Charlotte Mary Sanford Barnes (c. 1818 – April 14, 1863) was an American actress and playwright, perhaps best known for her play Octavia Bragaldi, or, The Confession (1837). Aside from Anna Cora Mowatt Ritchie, she is considered the most successful female dramatist of early American theatre.

==Early life==
Barnes was born in Massachusetts, the daughter of actors John Barnes (1761–1841), a popular comedian, and Mary Greenhill Barnes (1780?-1864), a distinguished tragic actress. She made her stage debut at the age of three on March 22, 1822 alongside her mother when they both appeared as mother and daughter characters in The Castle Spectre by Matthew Lewis.

==Career==
At age sixteen, in the role of Angela in The Castle Spectre, Barnes made both her official debut, at the Tremont Theatre, Boston, and later her New York stage debut, on March 29, 1834. Her career as an actress received some acclaim, but some unfavorable comparisons with her distinguished mother.

===Playwright===
Barnes was much more successful as a playwright than as an actress. Her first play was a stage adaptation of the novel The Last Days of Pompeii by Edward Bulwer-Lytton. It was well received at the prestigious Camp Theatre in New Orleans, Louisiana, where she had been performing with her parents. She also adapted the Joseph Holt Ingraham novel Lafitte, The Pirate of the Gulf, about the French Gulf of Mexico pirate Jean Lafitte who helped win the Battle of New Orleans. It premiered at the Camp in the spring of 1837 and proved to be quite popular, especially in the south, and was being performed as late as 1850.

Barnes' first original play was the blank verse drama Octavia Bragaldi, or, The Confession, which took the Beauchamp–Sharp Tragedy (the 1825 murder of Kentucky legislator Solomon P. Sharp by Jereboam O. Beauchamp) and set it in 15th century Milan, a popular trope of the day. It premiered at the National Theatre in New York City on November 9, 1837 with Barnes in the title role.
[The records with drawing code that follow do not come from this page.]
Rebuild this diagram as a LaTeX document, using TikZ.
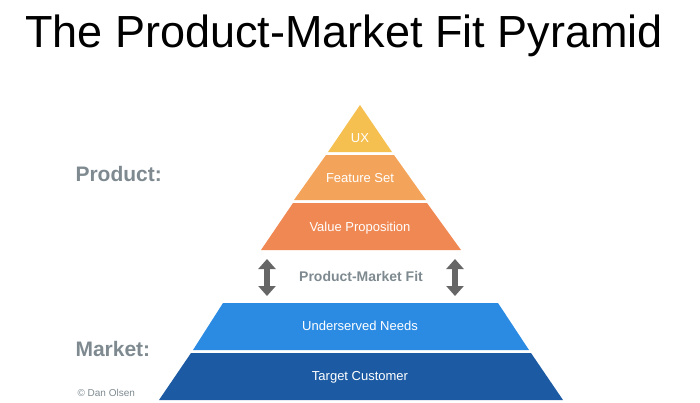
\documentclass[tikz,border=0pt]{standalone}
\usepackage{fontspec}
\setmainfont{Liberation Sans}
\usetikzlibrary{arrows.meta}
\definecolor{cux}{HTML}{F5C04F}
\definecolor{cfs}{HTML}{F3A45A}
\definecolor{cvp}{HTML}{F08853}
\definecolor{cun}{HTML}{2B8BE3}
\definecolor{ctc}{HTML}{1C5BA3}
\definecolor{lbl}{HTML}{7E8A90}
\definecolor{arr}{HTML}{666666}
\tikzset{band/.style={white,font=\fontsize{13}{15}\selectfont},
side/.style={lbl,font=\bfseries\fontsize{21}{24}\selectfont,anchor=west},
dbl/.style={arr,line width=6pt,{Triangle[width=17pt,length=10pt]}-{Triangle[width=17pt,length=10pt]}}}
\begin{document}
\begin{tikzpicture}[x=1pt,y=-1pt]
\useasboundingbox (0,0) rectangle (700,402);
\node (title) at (344,36) {\fontsize{45}{50}\selectfont The Product-Market Fit Pyramid};
\fill[cux] (360,105) -- (392,152) -- (328,152) -- cycle;
\fill[cfs] (326,155) -- (394,155) -- (426,200) -- (294,200) -- cycle;
\fill[cvp] (293,203) -- (427,203) -- (461,250) -- (261,250) -- cycle;
\fill[cun] (223,303) -- (498,303) -- (529,350) -- (193,350) -- cycle;
\fill[ctc] (191,353) -- (531,353) -- (563,400) -- (159,400) -- cycle;
\node[band] (ux) at (360,138) {UX};
\node[band] (fs) at (360,178) {Feature Set};
\node[band] (vp) at (360,228) {Value Proposition};
\node[band] (un) at (360,326) {Underserved Needs};
\node[band] (tc) at (360,377) {Target Customer};
\node[lbl,font=\bfseries\fontsize{14}{16}\selectfont] (pmf) at (361,276) {Product-Market Fit};
\coordinate (a1) at (267,259); \coordinate (a2) at (267,296);
\coordinate (b1) at (455,259); \coordinate (b2) at (455,296);
\draw[dbl] (a1) -- (a2);
\draw[dbl] (b1) -- (b2);
\node[side] (prod) at (72,174) {Product:};
\node[side] (mkt) at (72,349) {Market:};
\node[lbl,anchor=west,font=\fontsize{10}{12}\selectfont] (cr) at (74,393) {© Dan Olsen};
\end{tikzpicture}
\end{document}
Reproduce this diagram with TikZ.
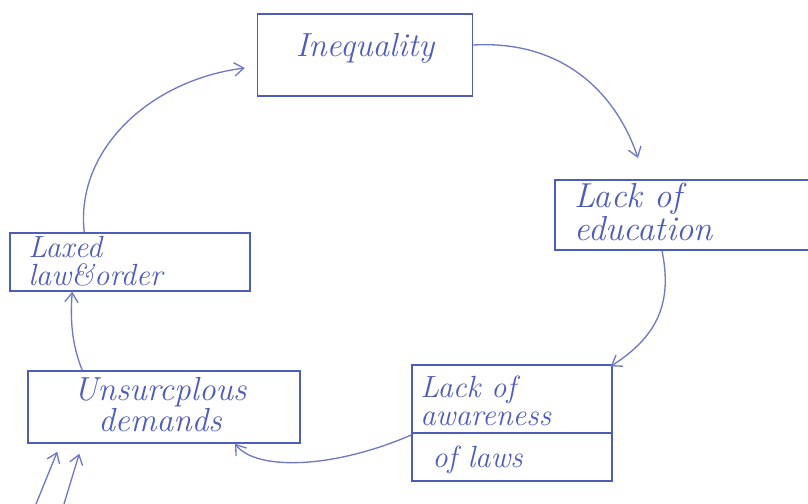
\documentclass[tikz,border=0pt]{standalone}
\usetikzlibrary{arrows.meta,calc}
\definecolor{ink}{RGB}{78,92,188}
\definecolor{inklight}{RGB}{110,122,200}
\begin{document}
\begin{tikzpicture}[x=0.75pt,y=-0.75pt,
  box/.style={draw=ink,line width=1.1pt,rectangle,inner sep=0pt},
  lbl/.style={text=ink,font=\fontsize{23}{21}\selectfont\itshape,align=center,inner sep=0pt},
  lbll/.style={lbl,align=left,anchor=west},
  arr/.style={draw=inklight,line width=1pt,-{Straight Barb[length=7pt,width=10pt]}}]
\useasboundingbox (0,0) rectangle (808,504);
% boxes
\node[box,minimum width=215*0.75pt,minimum height=82*0.75pt] (ineq) at (365,55) {};
\node[lbl,font=\fontsize{25}{22}\selectfont\itshape] (ineqt) at (365,48) {Inequality};
\node[box,minimum width=262*0.75pt,minimum height=70*0.75pt] (edu) at (686,215) {};
\node[lbll,font=\fontsize{26}{22}\selectfont\itshape] (edut) at (574,212) {Lack of\\education};
\node[box,minimum width=240*0.75pt,minimum height=58*0.75pt] (laxed) at (130,262) {};
\node[lbll] (laxedt) at (28,261) {Laxed\\law\&order};
\node[box,minimum width=272*0.75pt,minimum height=72*0.75pt] (dem) at (164,407) {};
\node[lbl,font=\fontsize{25}{22}\selectfont\itshape] (demt) at (160,405) {Unsurcplous\\demands};
\node[box,minimum width=200*0.75pt,minimum height=116*0.75pt] (aware) at (512,423) {};
\node[lbll] (awaret1) at (420,401) {Lack of\\awareness};
\node[lbll] (awaret2) at (432,460) {of laws};
\draw[ink,line width=1.1pt] ($(aware.west)+(0,10)$) -- ($(aware.east)+(0,10)$);
% free ends
\coordinate (e1) at (638,158);
\coordinate (e2a) at (36,504);
\coordinate (e2b) at (64,504);
% connectors
\draw[arr] ($(ineq.east)+(0,-10)$) .. controls (560,40) and (615,90) .. (e1);
\draw[arr] ($(edu.south)+(-24,0)$) .. controls (672,300) and (660,335) .. ($(aware.north east)+(-2,2)$);
\draw[arr] ($(aware.west)+(0,12)$) .. controls (330,470) and (255,470) .. ($(dem.south)+(71,0)$);
\draw[arr] ($(dem.north west)+(55,0)$) .. controls (72,345) and (70,320) .. ($(laxed.south west)+(63,0)$);
\draw[arr] ($(laxed.north west)+(75,0)$) .. controls (75,150) and (150,80) .. ($(ineq.west)+(-12,13)$);
\draw[arr] (e2a) -- ($(dem.south west)+(30,8)$);
\draw[arr] (e2b) -- ($(dem.south west)+(52,10)$);
\end{tikzpicture}
\end{document}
It was a success in both the United States and England, and Barnes and her husband performed in it many times, as late as 1854.

===Later career===
In 1841, Barnes and her mother, who was now retired from the stage, went to England, where Barnes acted in a number of productions, including Octavia Bragaldi. In 1846, she married the actor Edmon S. Connor. They appeared on stage together at the Arch Street Theatre in Philadelphia, which they later managed. Barnes' next original drama was The Forest Princess; or, Two Centuries Ago, about Pocahontas, which premiered at the Arch on February 16, 1848. Other Barnes works include an adaptation of the French monodrama A Night of Expectations, Charlotte Corday, based on the play by M.M. Dumanoir and Alphonse de Lamartine's work Histoire des Girondins, and an adaptation of the short play A Captive by Matthew Lewis.

==Death and legacy==
Barnes continued writing and performing until 1863, when at age 45 she died after a sudden unidentified illness. Barnes' original works are collected in Plays, Prose and Poetry (1848), but her adaptations and translations do not survive. In an 1881 interview, her widower remarked of her, "She was a good woman and an excellent actress--kind, accomplished, good."